[A block of data]

◆ ◆ ◆ ◆

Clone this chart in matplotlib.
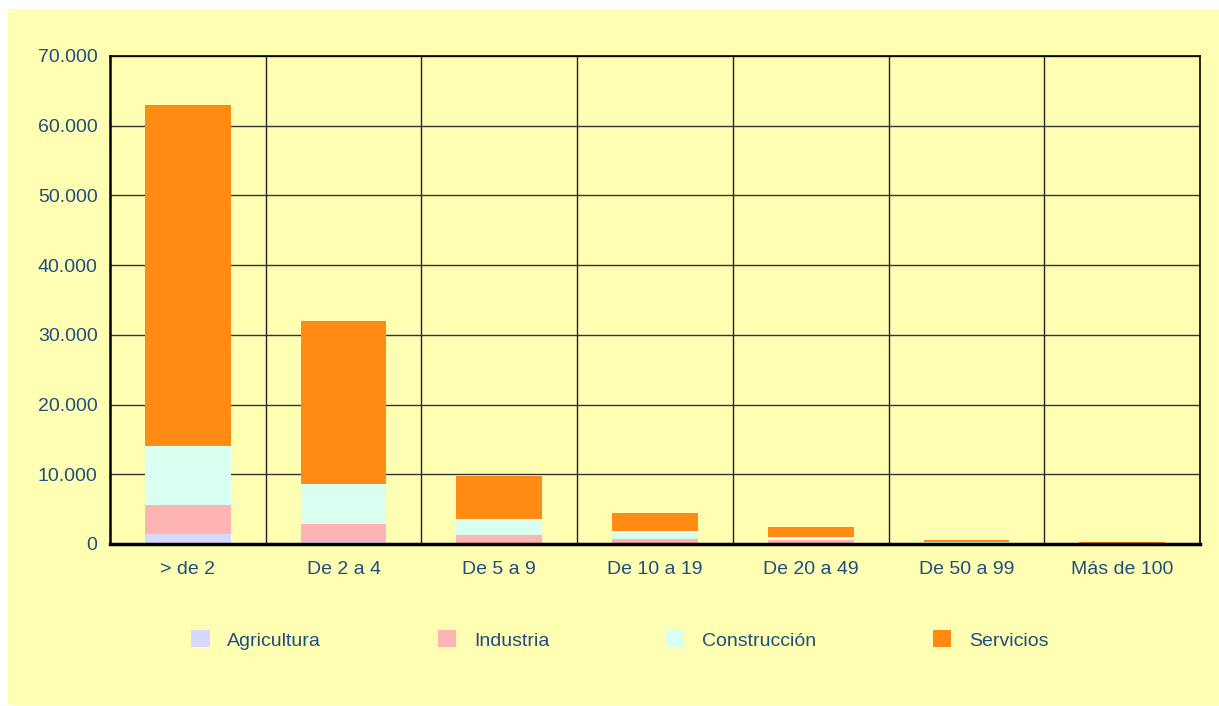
import matplotlib.pyplot as plt
from matplotlib.patches import Rectangle
from matplotlib.ticker import FuncFormatter, MultipleLocator, FixedLocator
import numpy as np

plt.rcParams['font.family'] = ['Liberation Sans', 'DejaVu Sans']

# Data
categorias = ['> de 2', 'De 2 a 4', 'De 5 a 9', 'De 10 a 19', 'De 20 a 49', 'De 50 a 99', 'Más de 100']
agricultura = [1400, 300, 100, 50, 30, 10, 5]
industria = [4200, 2600, 1200, 670, 500, 150, 80]
construccion = [8400, 5700, 2300, 1150, 470, 80, 40]
servicios = [49000, 23400, 6200, 2580, 1440, 330, 165]

series = [('Agricultura', agricultura, '#D8D8FF'),
          ('Industria', industria, '#FFB4B4'),
          ('Construcción', construccion, '#D8FFF0'),
          ('Servicios', servicios, '#FF8A14')]

bg = '#FFFFB4'
txt = '#1F4E7F'

fig = plt.figure(figsize=(12.19, 7.06), dpi=100, facecolor='white')
fig.patches.append(Rectangle((8 / 1219, 1 / 706), 1211 / 1219, 696 / 706,
                             transform=fig.transFigure, facecolor=bg,
                             edgecolor='none', zorder=-1))

ax = fig.add_axes([110 / 1219, 1 - 544 / 706, 1090 / 1219, 488 / 706])
ax.set_facecolor(bg)

x = np.arange(len(categorias))
bottom = np.zeros(len(categorias))
handles = []
for nombre, vals, color in series:
    b = ax.bar(x, vals, 0.55, bottom=bottom, color=color, label=nombre, zorder=3)
    handles.append(b)
    bottom += np.array(vals)

ax.set_xlim(-0.5, len(categorias) - 0.5)
ax.set_ylim(0, 70000)
ax.yaxis.set_major_locator(MultipleLocator(10000))
ax.yaxis.set_major_formatter(FuncFormatter(lambda v, p: f'{int(v):,}'.replace(',', '.')))
ax.set_xticks(x)
ax.set_xticklabels(categorias)
ax.xaxis.set_minor_locator(FixedLocator(np.arange(0.5, len(categorias) - 1, 1)))

ax.grid(axis='y', which='major', color='#333333', linewidth=1, zorder=1)
ax.grid(axis='x', which='minor', color='#222222', linewidth=1, zorder=1)
ax.grid(axis='x', which='major', visible=False)

ax.tick_params(axis='both', which='both', length=0, labelsize=14, labelcolor=txt)
ax.tick_params(axis='y', pad=9)
ax.tick_params(axis='x', pad=12)

for s in ['top', 'right']:
    ax.spines[s].set_linewidth(1.2)
ax.spines['left'].set_linewidth(1.8)
ax.spines['bottom'].set_linewidth(2.5)
for s in ax.spines.values():
    s.set_color('black')
    s.set_zorder(4)

leg = fig.legend(handles=handles, loc='center', bbox_to_anchor=(0.5085, 1 - 640 / 706),
                 ncol=4, frameon=False, fontsize=14, labelcolor=txt,
                 handlelength=0.95, handleheight=0.95, handletextpad=0.9,
                 columnspacing=6.0)

fig.savefig('out.png', dpi=100, facecolor='white')
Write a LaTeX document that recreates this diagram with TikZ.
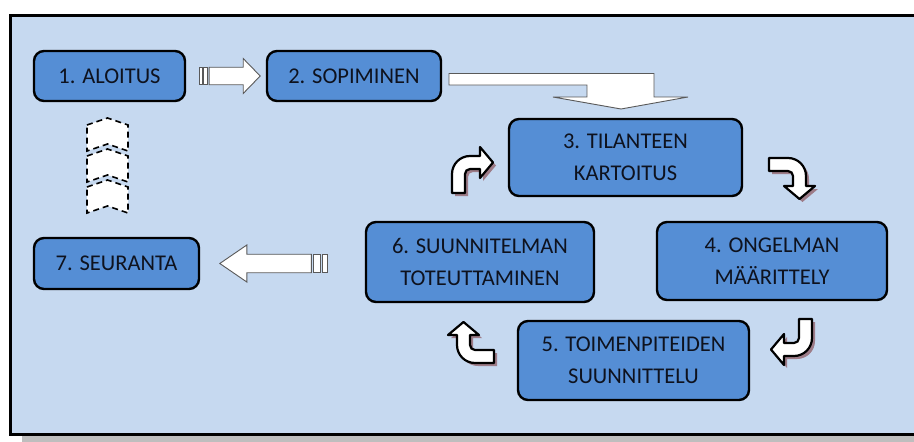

◆ ◆ ◆ ◆

_AIM OF THE EXERCISE:_ Without the pictures, return the listing above from its first line through the line that has "ax.set_facecolor(bg)".

_EXERCISE RESPONSE:_
Clone this chart in matplotlib.
import matplotlib.pyplot as plt
from matplotlib.patches import Rectangle
from matplotlib.ticker import FuncFormatter, MultipleLocator, FixedLocator
import numpy as np

plt.rcParams['font.family'] = ['Liberation Sans', 'DejaVu Sans']

# Data
categorias = ['> de 2', 'De 2 a 4', 'De 5 a 9', 'De 10 a 19', 'De 20 a 49', 'De 50 a 99', 'Más de 100']
agricultura = [1400, 300, 100, 50, 30, 10, 5]
industria = [4200, 2600, 1200, 670, 500, 150, 80]
construccion = [8400, 5700, 2300, 1150, 470, 80, 40]
servicios = [49000, 23400, 6200, 2580, 1440, 330, 165]

series = [('Agricultura', agricultura, '#D8D8FF'),
          ('Industria', industria, '#FFB4B4'),
          ('Construcción', construccion, '#D8FFF0'),
          ('Servicios', servicios, '#FF8A14')]

bg = '#FFFFB4'
txt = '#1F4E7F'

fig = plt.figure(figsize=(12.19, 7.06), dpi=100, facecolor='white')
fig.patches.append(Rectangle((8 / 1219, 1 / 706), 1211 / 1219, 696 / 706,
                             transform=fig.transFigure, facecolor=bg,
                             edgecolor='none', zorder=-1))

ax = fig.add_axes([110 / 1219, 1 - 544 / 706, 1090 / 1219, 488 / 706])
ax.set_facecolor(bg)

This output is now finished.